Investors offered bid rates in a wide range, signalling mixed sentiments in the market. For the 91-day tenor, bid rates ranged from 16.30% to 20.00%, while the 182-day bills received bid rates between 17.50% and 20.50%.

The longer 364-day bills, however, saw the broadest range of bids, spanning from 27.00% to 30.00%, highlighting investors’ expectations for higher returns over the longer term as inflationary pressures remain persistent.

The stop rates declined across all three tenors in comparison to the previous auction. The 91-day bills closed with a Stop rate of 17.00%, down from 18.20%, marking a 1.20% drop. The 182-day bills ended at 17.50%, down from 19.20%, a decline of 1.70%. The 364-day bills closed at 18.94%, down from 20.90%, marking the steepest decline of 1.96%.

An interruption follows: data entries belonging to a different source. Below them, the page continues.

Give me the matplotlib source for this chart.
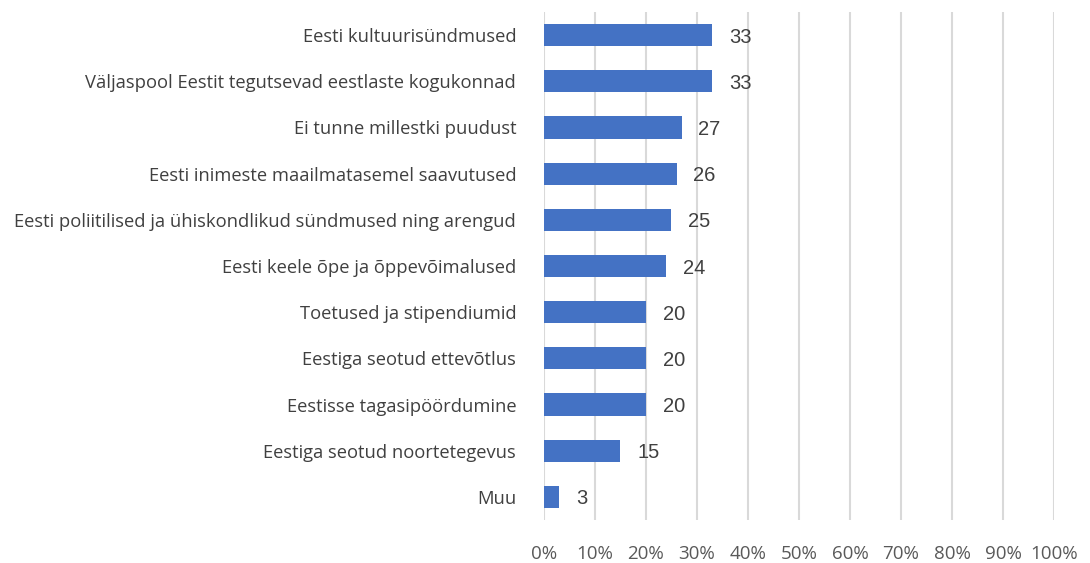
import matplotlib
matplotlib.use("Agg")
import matplotlib.pyplot as plt
from matplotlib.ticker import FuncFormatter

kategooriad = [
    "Eesti kultuurisündmused",
    "Väljaspool Eestit tegutsevad eestlaste kogukonnad",
    "Ei tunne millestki puudust",
    "Eesti inimeste maailmatasemel saavutused",
    "Eesti poliitilised ja ühiskondlikud sündmused ning arengud",
    "Eesti keele õpe ja õppevõimalused",
    "Toetused ja stipendiumid",
    "Eestiga seotud ettevõtlus",
    "Eestisse tagasipöördumine",
    "Eestiga seotud noortetegevus",
    "Muu",
]
vaartused = [33, 33, 27, 26, 25, 24, 20, 20, 20, 15, 3]
x_tikid = list(range(0, 101, 10))

plt.rcParams['font.family'] = ['Open Sans', 'DejaVu Sans']

fig = plt.figure(figsize=(10.9, 5.63), dpi=100)
ax = fig.add_axes([0.499, 0.0764, 0.468, 0.9023])

pos = list(range(len(kategooriad)))
ax.barh(pos, vaartused, height=0.48, color="#4472C4", zorder=3)

# andmesildid
for p, v in zip(pos, vaartused):
    ax.annotate(str(v), (v, p), xytext=(12, -1.5), textcoords="offset points",
                va="center", ha="left", fontsize=14.5, color="#404040",
                family=['Liberation Sans', 'DejaVu Sans'])

ax.set_xlim(0, 100)
ax.set_ylim(len(kategooriad) - 0.5, -0.5)
ax.set_xticks(x_tikid)
ax.xaxis.set_major_formatter(FuncFormatter(lambda x, _: f"{int(x)}%"))
ax.set_yticks(pos)
ax.set_yticklabels(kategooriad)

ax.grid(axis="x", color="#d9d9d9", linewidth=1.5, zorder=0)
for s in ["top", "right", "bottom", "left"]:
    ax.spines[s].set_visible(False)
ax.tick_params(axis="y", length=0, pad=20, labelsize=13.2, labelcolor="#404040")
ax.tick_params(axis="x", length=0, pad=18, labelsize=13.5, labelcolor="#595959")

fig.savefig("out.png", dpi=100)
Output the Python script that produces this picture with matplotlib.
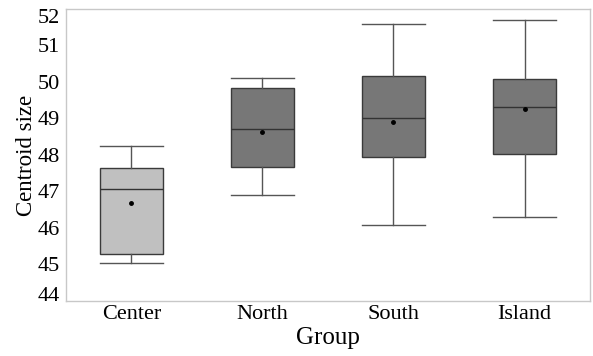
import matplotlib
matplotlib.use("Agg")
from matplotlib import pyplot as plt

groups = ["Center", "North", "South", "Island"]
whisker_low = [45.04, 46.91, 46.09, 46.29]
q1 = [45.28, 47.68, 47.94, 48.03]
medians = [47.06, 48.72, 49.02, 49.30]
q3 = [47.63, 49.84, 50.16, 50.09]
whisker_high = [48.24, 50.12, 51.58, 51.70]
means = [46.69, 48.63, 48.91, 49.25]
box_colors = ["#c0c0c0", "#777777", "#777777", "#777777"]

plt.rcParams["font.family"] = ["Liberation Serif", "DejaVu Serif"]

fig = plt.figure(figsize=(5.93, 3.56), dpi=100)
ax = fig.add_axes([0.111, 0.1545, 0.884, 0.8205])

stats = []
for i, g in enumerate(groups):
        stats.append({"label": g, "whislo": whisker_low[i], "q1": q1[i], "med": medians[i],
                      "q3": q3[i], "whishi": whisker_high[i], "mean": means[i], "fliers": []})

bp = ax.bxp(stats, positions=range(len(groups)), widths=0.48, patch_artist=True,
            showmeans=True, showfliers=False,
            boxprops=dict(edgecolor="#3a3a3a", linewidth=1.0),
            medianprops=dict(color="#333333", linewidth=1.0),
            whiskerprops=dict(color="#555555", linewidth=1.0),
            capprops=dict(color="#555555", linewidth=1.0),
            meanprops=dict(marker="o", markersize=2.5, markerfacecolor="black", markeredgecolor="black"),
            capwidths=0.48)
for patch, c in zip(bp["boxes"], box_colors):
        patch.set_facecolor(c)

ax.set_xlim(-0.5, 3.5)
ax.set_ylim(44, 52)
ax.set_yticks(range(44, 53))
ax.set_yticklabels([str(v) for v in range(44, 53)])
ax.tick_params(axis="both", length=0, labelsize=16, colors="black")
ax.tick_params(axis="y", pad=4)
ax.tick_params(axis="x", pad=3)
labels = ax.get_yticklabels()
labels[0].set_va("baseline")
labels[-1].set_va("top")

for s in ax.spines.values():
        s.set_color("#c8c8c8")
        s.set_linewidth(1.0)

ax.set_ylabel("Centroid size", fontsize=16.5, labelpad=1)
ax.set_xlabel("Group", fontsize=18, labelpad=2)

plt.savefig("out.png", dpi=100)
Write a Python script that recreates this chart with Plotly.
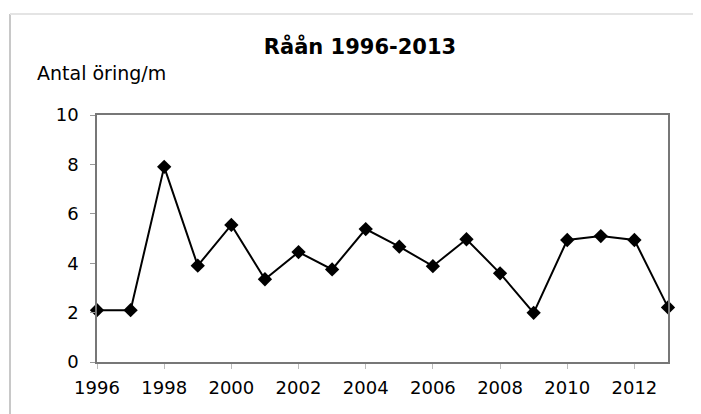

Despite the drop in stop rates, the true yields for investors remained attractive, particularly for the 364-day bills, which provided a return of 23.3654%. The 91-day and 182-day bills also offered competitive returns, at 17.7675% and 19.1881% respectively.

What you should know 

  • With inflationary concerns and tightening monetary policies dominating the economic landscape, the strong demand in Nigeria’s Treasury Bills market signals continued investor preference for government-backed securities as a safe haven.
  • Nairametrics earlier reported that the Central Bank of Nigeria (CBN) is set to re-issue N2.2 trillion worth of maturing Nigerian Treasury Bills (NTBs) in the fourth quarter of 2024.
  • This is according to the newly released 2024 Issue Calendar seen by Nairametrics. The re-issuance program is part of the government’s ongoing efforts to manage liquidity, sustain the financial market, and maintain economic stability.